===== Data block

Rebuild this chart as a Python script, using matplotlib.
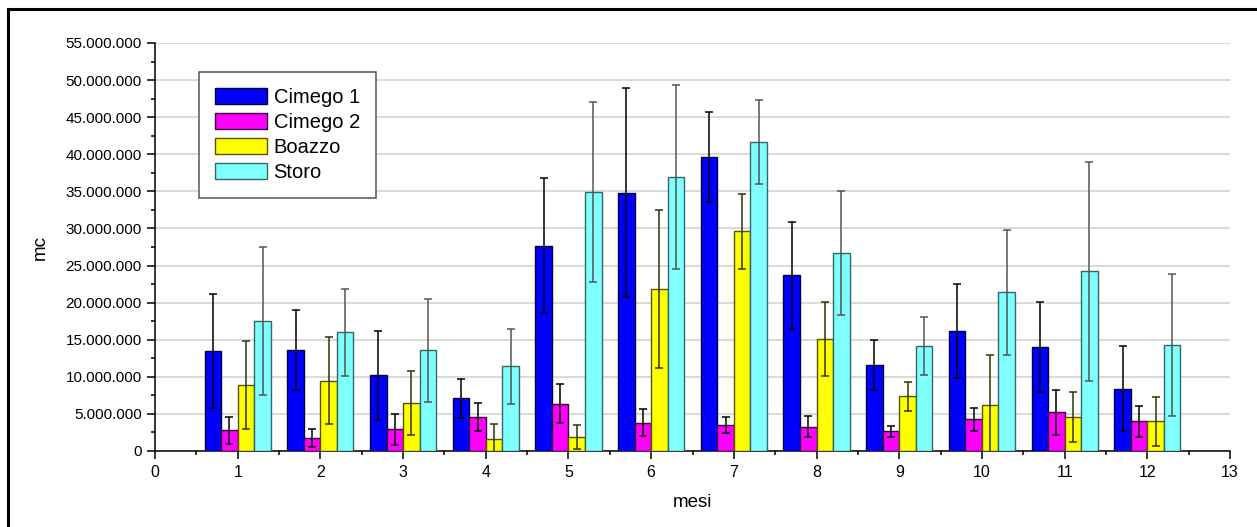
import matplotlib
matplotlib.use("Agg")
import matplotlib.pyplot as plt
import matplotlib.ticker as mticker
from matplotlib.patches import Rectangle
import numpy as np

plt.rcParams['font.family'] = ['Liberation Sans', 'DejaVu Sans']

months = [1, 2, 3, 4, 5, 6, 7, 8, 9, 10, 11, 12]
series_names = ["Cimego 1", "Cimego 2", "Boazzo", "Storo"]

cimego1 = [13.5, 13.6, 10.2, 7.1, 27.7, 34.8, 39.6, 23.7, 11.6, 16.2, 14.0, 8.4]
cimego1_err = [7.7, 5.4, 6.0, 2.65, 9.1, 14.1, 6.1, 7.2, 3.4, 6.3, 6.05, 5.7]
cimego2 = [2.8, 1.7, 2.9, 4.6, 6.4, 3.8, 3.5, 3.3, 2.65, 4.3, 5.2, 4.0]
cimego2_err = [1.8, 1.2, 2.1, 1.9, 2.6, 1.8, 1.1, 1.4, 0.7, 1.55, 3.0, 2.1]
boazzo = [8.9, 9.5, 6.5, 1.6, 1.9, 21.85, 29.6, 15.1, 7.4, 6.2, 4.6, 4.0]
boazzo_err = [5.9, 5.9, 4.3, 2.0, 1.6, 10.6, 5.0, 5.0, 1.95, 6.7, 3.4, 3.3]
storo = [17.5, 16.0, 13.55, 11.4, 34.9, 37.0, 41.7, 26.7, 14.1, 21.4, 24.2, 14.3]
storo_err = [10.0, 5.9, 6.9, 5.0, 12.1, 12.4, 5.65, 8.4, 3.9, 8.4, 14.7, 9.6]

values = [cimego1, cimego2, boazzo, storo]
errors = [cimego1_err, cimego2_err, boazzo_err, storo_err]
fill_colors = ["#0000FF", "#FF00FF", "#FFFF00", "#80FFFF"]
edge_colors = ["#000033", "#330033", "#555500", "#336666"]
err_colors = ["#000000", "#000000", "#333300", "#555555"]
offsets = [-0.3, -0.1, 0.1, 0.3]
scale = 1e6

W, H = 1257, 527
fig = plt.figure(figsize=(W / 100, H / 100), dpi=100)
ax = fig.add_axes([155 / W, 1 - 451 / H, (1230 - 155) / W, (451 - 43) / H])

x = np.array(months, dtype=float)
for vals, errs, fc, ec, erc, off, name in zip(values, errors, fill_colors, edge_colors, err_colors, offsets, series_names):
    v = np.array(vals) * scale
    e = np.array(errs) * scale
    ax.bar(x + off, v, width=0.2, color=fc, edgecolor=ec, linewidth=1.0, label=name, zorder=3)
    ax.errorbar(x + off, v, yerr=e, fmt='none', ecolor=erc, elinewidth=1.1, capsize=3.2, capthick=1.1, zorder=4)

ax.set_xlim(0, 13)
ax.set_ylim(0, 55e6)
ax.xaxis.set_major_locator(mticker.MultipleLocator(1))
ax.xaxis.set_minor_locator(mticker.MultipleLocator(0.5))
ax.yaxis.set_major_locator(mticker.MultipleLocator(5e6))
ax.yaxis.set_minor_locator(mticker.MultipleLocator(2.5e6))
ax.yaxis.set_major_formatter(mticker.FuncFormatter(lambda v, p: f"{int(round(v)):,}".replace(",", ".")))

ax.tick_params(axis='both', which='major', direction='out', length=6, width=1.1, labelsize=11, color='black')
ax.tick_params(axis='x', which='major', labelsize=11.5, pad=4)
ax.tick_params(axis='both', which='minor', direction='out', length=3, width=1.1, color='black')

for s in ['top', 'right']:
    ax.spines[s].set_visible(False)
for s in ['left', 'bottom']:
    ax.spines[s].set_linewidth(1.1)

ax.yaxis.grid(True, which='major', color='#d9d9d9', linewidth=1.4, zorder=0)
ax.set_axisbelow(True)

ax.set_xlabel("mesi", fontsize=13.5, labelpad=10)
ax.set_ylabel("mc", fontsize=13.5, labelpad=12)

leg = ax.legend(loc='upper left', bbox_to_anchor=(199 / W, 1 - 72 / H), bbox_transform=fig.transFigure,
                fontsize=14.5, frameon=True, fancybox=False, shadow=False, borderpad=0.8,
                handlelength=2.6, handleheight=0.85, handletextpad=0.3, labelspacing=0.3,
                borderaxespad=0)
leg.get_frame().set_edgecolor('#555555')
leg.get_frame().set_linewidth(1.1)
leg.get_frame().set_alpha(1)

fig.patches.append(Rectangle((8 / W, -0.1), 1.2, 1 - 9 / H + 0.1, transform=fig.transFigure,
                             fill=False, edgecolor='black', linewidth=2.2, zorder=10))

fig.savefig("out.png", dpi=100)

==========

Copy all lines from the material that include "matplotlib".

Solution below -
Rebuild this chart as a Python script, using matplotlib.
import matplotlib
matplotlib.use("Agg")
import matplotlib.pyplot as plt
import matplotlib.ticker as mticker
from matplotlib.patches import Rectangle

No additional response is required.